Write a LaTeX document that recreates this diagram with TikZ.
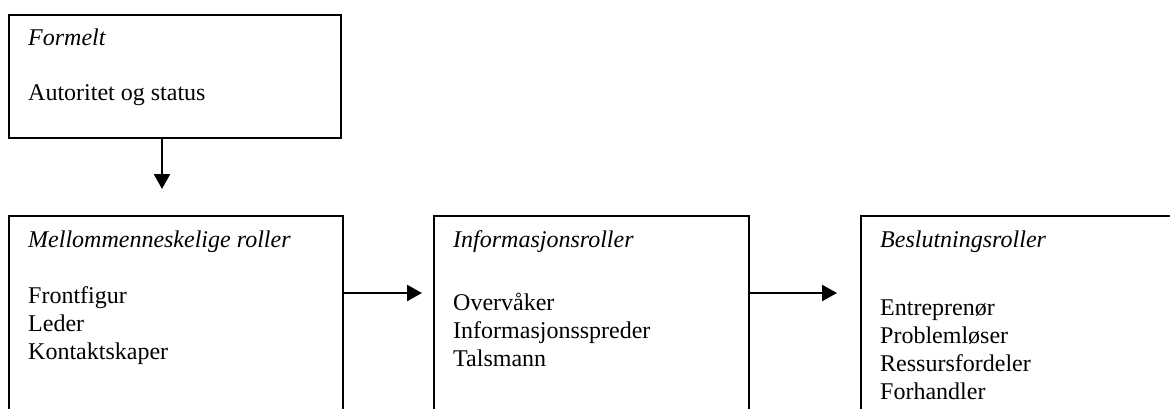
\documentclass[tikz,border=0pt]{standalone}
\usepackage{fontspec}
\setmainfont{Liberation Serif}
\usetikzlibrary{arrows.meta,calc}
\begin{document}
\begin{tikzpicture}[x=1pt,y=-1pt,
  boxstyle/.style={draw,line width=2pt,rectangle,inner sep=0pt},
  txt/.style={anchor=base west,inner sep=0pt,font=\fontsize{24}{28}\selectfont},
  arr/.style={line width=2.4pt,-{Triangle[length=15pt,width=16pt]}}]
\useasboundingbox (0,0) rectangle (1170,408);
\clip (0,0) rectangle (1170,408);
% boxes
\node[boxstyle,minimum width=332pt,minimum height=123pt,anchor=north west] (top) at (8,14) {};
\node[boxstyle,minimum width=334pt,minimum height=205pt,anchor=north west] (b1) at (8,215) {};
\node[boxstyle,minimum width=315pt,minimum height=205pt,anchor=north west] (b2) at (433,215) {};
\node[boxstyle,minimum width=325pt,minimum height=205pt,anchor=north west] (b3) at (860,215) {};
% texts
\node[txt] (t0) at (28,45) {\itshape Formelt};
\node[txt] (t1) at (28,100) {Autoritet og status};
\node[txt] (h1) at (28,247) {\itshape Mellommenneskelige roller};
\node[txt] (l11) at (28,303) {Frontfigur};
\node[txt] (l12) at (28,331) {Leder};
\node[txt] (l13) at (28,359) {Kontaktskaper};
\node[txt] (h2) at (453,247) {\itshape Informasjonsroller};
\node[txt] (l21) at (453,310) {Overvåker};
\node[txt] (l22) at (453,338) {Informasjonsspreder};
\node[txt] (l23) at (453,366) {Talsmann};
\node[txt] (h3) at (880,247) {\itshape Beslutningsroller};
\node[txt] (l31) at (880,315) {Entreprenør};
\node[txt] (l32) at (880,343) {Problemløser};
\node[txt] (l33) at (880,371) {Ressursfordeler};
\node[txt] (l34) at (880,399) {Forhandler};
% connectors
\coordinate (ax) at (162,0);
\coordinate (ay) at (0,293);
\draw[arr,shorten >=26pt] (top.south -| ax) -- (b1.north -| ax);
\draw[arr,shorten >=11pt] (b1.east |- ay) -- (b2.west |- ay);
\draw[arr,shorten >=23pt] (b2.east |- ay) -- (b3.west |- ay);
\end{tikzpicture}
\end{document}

______

→ Exercise details: Write out every line above exactly as it is, leaving out the pictures.

→ Answer in full:
Write a LaTeX document that recreates this diagram with TikZ.
\documentclass[tikz,border=0pt]{standalone}
\usepackage{fontspec}
\setmainfont{Liberation Serif}
\usetikzlibrary{arrows.meta,calc}
\begin{document}
\begin{tikzpicture}[x=1pt,y=-1pt,
  boxstyle/.style={draw,line width=2pt,rectangle,inner sep=0pt},
  txt/.style={anchor=base west,inner sep=0pt,font=\fontsize{24}{28}\selectfont},
  arr/.style={line width=2.4pt,-{Triangle[length=15pt,width=16pt]}}]
\useasboundingbox (0,0) rectangle (1170,408);
\clip (0,0) rectangle (1170,408);
% boxes
\node[boxstyle,minimum width=332pt,minimum height=123pt,anchor=north west] (top) at (8,14) {};
\node[boxstyle,minimum width=334pt,minimum height=205pt,anchor=north west] (b1) at (8,215) {};
\node[boxstyle,minimum width=315pt,minimum height=205pt,anchor=north west] (b2) at (433,215) {};
\node[boxstyle,minimum width=325pt,minimum height=205pt,anchor=north west] (b3) at (860,215) {};
% texts
\node[txt] (t0) at (28,45) {\itshape Formelt};
\node[txt] (t1) at (28,100) {Autoritet og status};
\node[txt] (h1) at (28,247) {\itshape Mellommenneskelige roller};
\node[txt] (l11) at (28,303) {Frontfigur};
\node[txt] (l12) at (28,331) {Leder};
\node[txt] (l13) at (28,359) {Kontaktskaper};
\node[txt] (h2) at (453,247) {\itshape Informasjonsroller};
\node[txt] (l21) at (453,310) {Overvåker};
\node[txt] (l22) at (453,338) {Informasjonsspreder};
\node[txt] (l23) at (453,366) {Talsmann};
\node[txt] (h3) at (880,247) {\itshape Beslutningsroller};
\node[txt] (l31) at (880,315) {Entreprenør};
\node[txt] (l32) at (880,343) {Problemløser};
\node[txt] (l33) at (880,371) {Ressursfordeler};
\node[txt] (l34) at (880,399) {Forhandler};
% connectors
\coordinate (ax) at (162,0);
\coordinate (ay) at (0,293);
\draw[arr,shorten >=26pt] (top.south -| ax) -- (b1.north -| ax);
\draw[arr,shorten >=11pt] (b1.east |- ay) -- (b2.west |- ay);
\draw[arr,shorten >=23pt] (b2.east |- ay) -- (b3.west |- ay);
\end{tikzpicture}
\end{document}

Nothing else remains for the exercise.